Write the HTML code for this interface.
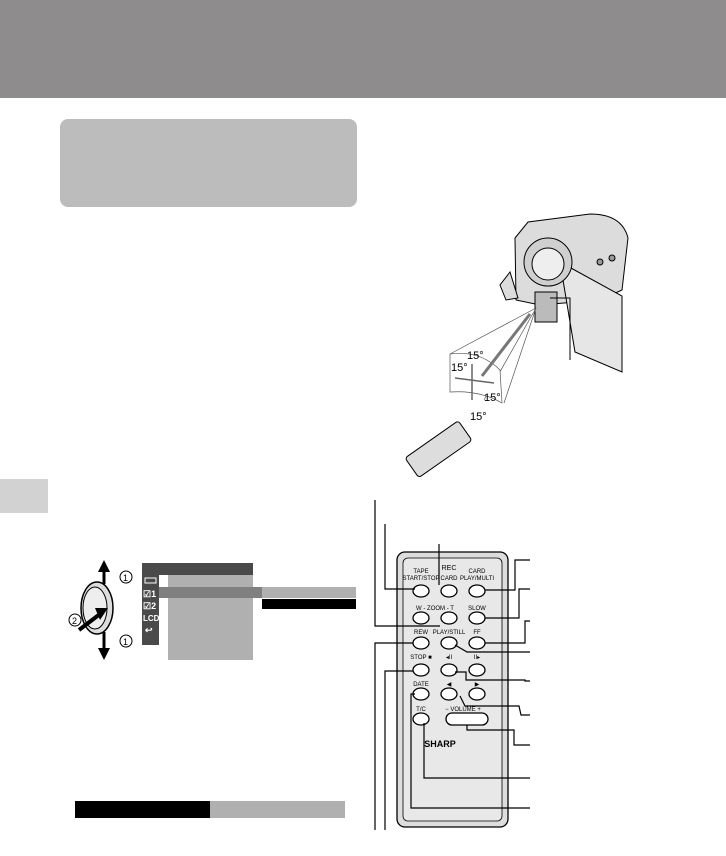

==

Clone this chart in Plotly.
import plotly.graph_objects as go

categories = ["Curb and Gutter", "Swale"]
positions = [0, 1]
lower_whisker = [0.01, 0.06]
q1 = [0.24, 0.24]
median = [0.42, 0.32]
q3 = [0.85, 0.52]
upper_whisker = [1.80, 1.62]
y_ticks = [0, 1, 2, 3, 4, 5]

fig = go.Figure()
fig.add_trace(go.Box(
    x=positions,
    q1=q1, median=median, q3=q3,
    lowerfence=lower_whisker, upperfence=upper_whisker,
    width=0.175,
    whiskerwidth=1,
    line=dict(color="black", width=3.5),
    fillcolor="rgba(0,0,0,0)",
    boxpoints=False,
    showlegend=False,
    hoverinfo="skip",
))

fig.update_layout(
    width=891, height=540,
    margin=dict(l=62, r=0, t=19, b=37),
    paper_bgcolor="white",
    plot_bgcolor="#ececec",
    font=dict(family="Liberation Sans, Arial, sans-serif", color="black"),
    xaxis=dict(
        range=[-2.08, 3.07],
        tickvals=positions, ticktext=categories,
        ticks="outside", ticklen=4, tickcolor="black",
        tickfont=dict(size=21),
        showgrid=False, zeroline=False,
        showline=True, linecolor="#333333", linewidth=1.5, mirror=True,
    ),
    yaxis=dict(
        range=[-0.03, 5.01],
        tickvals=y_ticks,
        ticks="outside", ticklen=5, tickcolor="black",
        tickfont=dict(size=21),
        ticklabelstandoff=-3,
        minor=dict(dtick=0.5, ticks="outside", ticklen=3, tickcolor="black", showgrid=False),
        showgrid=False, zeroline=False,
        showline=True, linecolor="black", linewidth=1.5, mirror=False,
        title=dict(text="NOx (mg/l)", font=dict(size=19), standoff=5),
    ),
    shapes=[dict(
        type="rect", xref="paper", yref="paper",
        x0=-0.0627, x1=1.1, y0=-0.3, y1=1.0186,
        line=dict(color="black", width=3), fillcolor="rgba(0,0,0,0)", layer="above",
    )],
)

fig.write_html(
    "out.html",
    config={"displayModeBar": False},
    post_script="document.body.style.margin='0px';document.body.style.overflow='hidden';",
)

...

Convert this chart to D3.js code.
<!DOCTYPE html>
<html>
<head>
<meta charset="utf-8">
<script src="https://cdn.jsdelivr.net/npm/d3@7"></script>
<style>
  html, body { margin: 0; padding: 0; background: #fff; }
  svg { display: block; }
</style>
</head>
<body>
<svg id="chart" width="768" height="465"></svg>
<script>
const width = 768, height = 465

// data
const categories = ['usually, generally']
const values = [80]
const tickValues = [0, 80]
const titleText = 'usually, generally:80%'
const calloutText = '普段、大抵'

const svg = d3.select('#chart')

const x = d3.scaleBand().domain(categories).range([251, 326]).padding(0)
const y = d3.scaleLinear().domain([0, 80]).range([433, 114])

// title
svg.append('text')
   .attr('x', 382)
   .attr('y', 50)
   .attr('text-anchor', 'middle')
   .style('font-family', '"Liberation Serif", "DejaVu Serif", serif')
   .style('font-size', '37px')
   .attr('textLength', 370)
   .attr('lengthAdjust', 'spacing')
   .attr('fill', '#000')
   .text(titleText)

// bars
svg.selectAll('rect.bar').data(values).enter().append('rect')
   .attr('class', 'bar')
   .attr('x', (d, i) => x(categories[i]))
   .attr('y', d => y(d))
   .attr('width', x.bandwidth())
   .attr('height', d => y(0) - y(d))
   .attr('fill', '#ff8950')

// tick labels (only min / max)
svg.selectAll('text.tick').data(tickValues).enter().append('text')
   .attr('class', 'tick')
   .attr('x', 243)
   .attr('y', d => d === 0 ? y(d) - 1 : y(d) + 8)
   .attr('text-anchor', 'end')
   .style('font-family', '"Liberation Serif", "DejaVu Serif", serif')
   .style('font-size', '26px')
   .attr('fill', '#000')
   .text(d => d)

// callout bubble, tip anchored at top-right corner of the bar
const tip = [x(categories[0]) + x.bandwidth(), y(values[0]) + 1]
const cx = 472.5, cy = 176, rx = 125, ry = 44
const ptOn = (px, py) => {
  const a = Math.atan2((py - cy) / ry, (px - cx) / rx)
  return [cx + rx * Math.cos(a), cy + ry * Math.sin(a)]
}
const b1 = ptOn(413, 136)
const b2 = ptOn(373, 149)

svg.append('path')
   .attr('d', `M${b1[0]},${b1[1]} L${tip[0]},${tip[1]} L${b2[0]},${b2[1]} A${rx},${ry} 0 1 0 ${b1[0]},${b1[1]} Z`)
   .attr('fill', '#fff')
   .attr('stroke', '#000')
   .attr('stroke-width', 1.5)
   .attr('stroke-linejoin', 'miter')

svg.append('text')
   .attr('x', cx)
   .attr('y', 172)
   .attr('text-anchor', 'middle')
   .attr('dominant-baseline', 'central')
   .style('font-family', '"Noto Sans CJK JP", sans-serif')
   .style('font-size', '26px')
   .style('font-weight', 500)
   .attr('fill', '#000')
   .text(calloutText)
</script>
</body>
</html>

* GOAL OF THE EXERCISE *
Quote the data above from the line containing "Convert this chart to D3.js code." to the line containing "const y = d3.scaleLinear().domain([0, 80]).range([433, 114])", inclusive, and stop.

* RIGHT ANSWER *
Convert this chart to D3.js code.
<!DOCTYPE html>
<html>
<head>
<meta charset="utf-8">
<script src="https://cdn.jsdelivr.net/npm/d3@7"></script>
<style>
  html, body { margin: 0; padding: 0; background: #fff; }
  svg { display: block; }
</style>
</head>
<body>
<svg id="chart" width="768" height="465"></svg>
<script>
const width = 768, height = 465

// data
const categories = ['usually, generally']
const values = [80]
const tickValues = [0, 80]
const titleText = 'usually, generally:80%'
const calloutText = '普段、大抵'

const svg = d3.select('#chart')

const x = d3.scaleBand().domain(categories).range([251, 326]).padding(0)
const y = d3.scaleLinear().domain([0, 80]).range([433, 114])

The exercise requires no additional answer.